Exactly. And that in a nutshell is the problem with this article. It's an exposition of the kind of regex engine we all learned about in school, not the kind of tool that is useful for practical software development.
A regex matcher, alone, isn't really useful for much beyond a lexer generator. It's captured subexpressions and backreferences (well, really just captures) that turn it into the gadget we all love. And as you point out, that is not achievable with the simple state machine engine we all remember from class.
> It's captured subexpressions and backreferences (well, really just captures) that turn it into the gadget we all love. And as you point out, that is not achievable with the simple state machine engine we all remember from class.

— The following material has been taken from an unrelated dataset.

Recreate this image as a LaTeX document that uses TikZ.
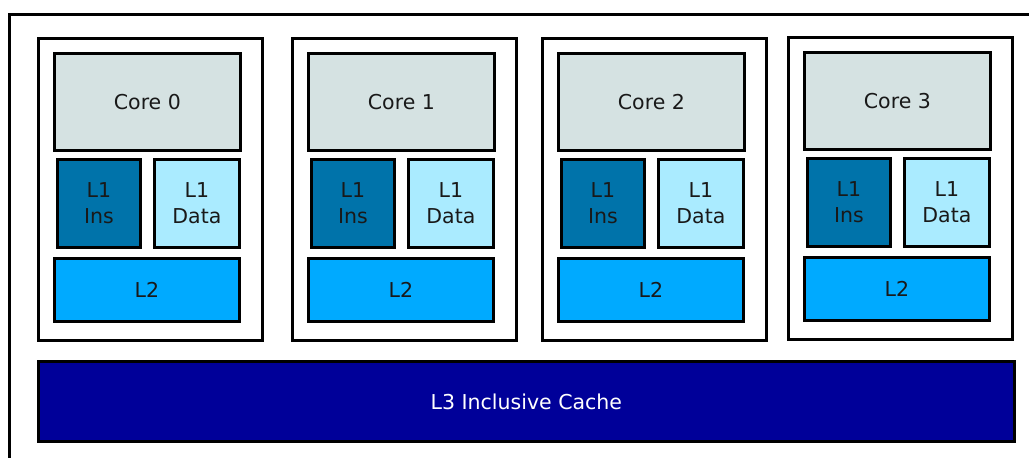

Did you read [0]? It demonstrates that submatch extraction can be (and has been) implemented with DFAs:
"The extraction of submatch boundaries has been mostly ignored by computer science theorists, and it is perhaps the most compelling argument for using recursive backtracking. However, Thompson-style algorithms can be adapted to track submatch boundaries without giving up efficient performance. The Eighth Edition Unix regexp(3) library implemented such an algorithm as early as 1985, though as explained below, it was not very widely used or even noticed."
I said captures with backreferences, not captures alone. As the link you cite mentions, "as far as the theoretical term is concerned, regular expressions with backreferences are not regular expressions. The power that backreferences add comes at great cost: in the worst case, the best known implementations require exponential search algorithms, like the one Perl uses. [...] No one knows how to implement regular expressions with backreferences efficiently, though no one can prove that it's impossible either. (Specifically, the problem is NP-complete [...])"
A regex matcher, alone, isn't really useful for much beyond a lexer generator. It's captured subexpressions and backreferences (well, really just captures) that turn it into the gadget we all love. And as you point out, that is not achievable with the simple state machine engine we all remember from class.